SET TASK » Check each line of the material below, and copy it if it holds the string "code".

## START

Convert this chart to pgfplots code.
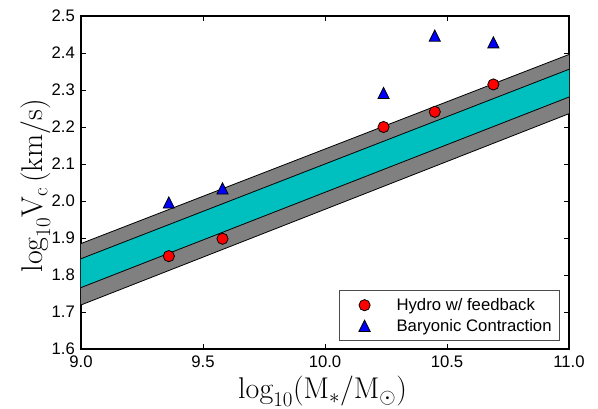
\RequirePackage{fix-cm}
\documentclass[border=0pt]{standalone}
\usepackage{fontspec}
\usepackage{pgfplots}
\pgfplotsset{compat=1.18}
\newfontfamily\tickfont{Liberation Sans}

% upward triangle as wide as it is tall, centred on its box
\pgfdeclareplotmark{tri}{%
  \pgfpathmoveto{\pgfqpoint{0pt}{\pgfplotmarksize}}%
  \pgfpathlineto{\pgfqpoint{-\pgfplotmarksize}{-\pgfplotmarksize}}%
  \pgfpathlineto{\pgfqpoint{\pgfplotmarksize}{-\pgfplotmarksize}}%
  \pgfpathclose
  \pgfusepathqfillstroke}

\definecolor{bandcyan}{rgb}{0,0.75,0.75}
\definecolor{bandgray}{rgb}{0.5,0.5,0.5}

\begin{document}
\begin{tikzpicture}
\begin{axis}[
  name=ax,
  scale only axis,
  width=488bp, height=333bp,
  xmin=9, xmax=11, ymin=1.6, ymax=2.5,
  xtick={9,9.5,10,10.5,11},
  xticklabels={9.0,9.5,10.0,10.5,11.0},
  ytick={1.6,1.7,1.8,1.9,2.0,2.1,2.2,2.3,2.4,2.5},
  yticklabels={1.6,1.7,1.8,1.9,2.0,2.1,2.2,2.3,2.4,2.5},
  tick align=inside,
  major tick length=5bp,
  tick style={line width=0.8bp, black},
  axis line style={line width=1.6bp},
  every tick label/.append style={font=\tickfont\fontsize{16.7bp}{20bp}\selectfont, inner sep=0pt},
  xticklabel style={yshift=-7bp},
  yticklabel style={xshift=-6bp},
  xlabel={$\mathrm{log}_{10}(\mathrm{M}_*/\mathrm{M}_\odot)$},
  ylabel={$\mathrm{log}_{10}\mathrm{V}_\mathrm{c}\,(\mathrm{km/s})$},
  xlabel style={at={(axis description cs:0.495,-0.150)}, anchor=base,
                font=\fontsize{30bp}{36bp}\selectfont, inner sep=0pt},
  ylabel style={at={(axis description cs:-0.078,0.49)}, anchor=base, rotate=0,
                font=\fontsize{30bp}{36bp}\selectfont, inner sep=0pt},
  legend style={at={(axis description cs:1,0)}, anchor=south east,
                xshift=-9bp, yshift=8bp,
                draw=black!70, line width=0.8bp,
                inner xsep=8bp, inner ysep=8bp,
                row sep=7bp, column sep=15bp,
                font=\tickfont\fontsize{16.7bp}{20bp}\selectfont,
                nodes={inner sep=0pt}},
  legend cell align=left,
  legend image code/.code={%
    \path[draw=none, fill=none] (-17bp,-5bp) rectangle (17bp,5bp);
    \draw[#1] plot coordinates {(0bp,0bp)};},
]
% outer (gray) band
\addplot[fill=bandgray, draw=none, forget plot]
  coordinates {(9,1.719) (11,2.236) (11,2.396) (9,1.885)} -- cycle;
% inner (cyan) band
\addplot[fill=bandcyan, draw=none, forget plot]
  coordinates {(9,1.766) (11,2.281) (11,2.356) (9,1.844)} -- cycle;
% band edges
\addplot[black, line width=0.8bp, forget plot] coordinates {(9,1.885) (11,2.396)};
\addplot[black, line width=0.8bp, forget plot] coordinates {(9,1.844) (11,2.356)};
\addplot[black, line width=0.8bp, forget plot] coordinates {(9,1.766) (11,2.281)};
\addplot[black, line width=0.8bp, forget plot] coordinates {(9,1.719) (11,2.236)};

\addplot[only marks, mark=*, mark size=5.6bp,
  mark options={fill=red, draw=black, line width=0.8bp}]
  coordinates {(9.36,1.851) (9.58,1.898) (10.24,2.200) (10.45,2.241) (10.69,2.315)};
\addlegendentry{Hydro w/ feedback}

\addplot[only marks, mark=tri, mark size=5.6bp,
  mark options={fill=blue, draw=black, line width=0.8bp}]
  coordinates {(9.36,1.996) (9.58,2.034) (10.24,2.292) (10.45,2.447) (10.69,2.429)};
\addlegendentry{Baryonic Contraction}
\end{axis}
\pgfresetboundingbox
\path ([xshift=-81bp,yshift=-60bp]ax.south west) rectangle ([xshift=29bp,yshift=16bp]ax.north east);
\end{tikzpicture}
\end{document}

## END

SOLUTION FOR THIS EXERCISE »
Convert this chart to pgfplots code.
  legend image code/.code={%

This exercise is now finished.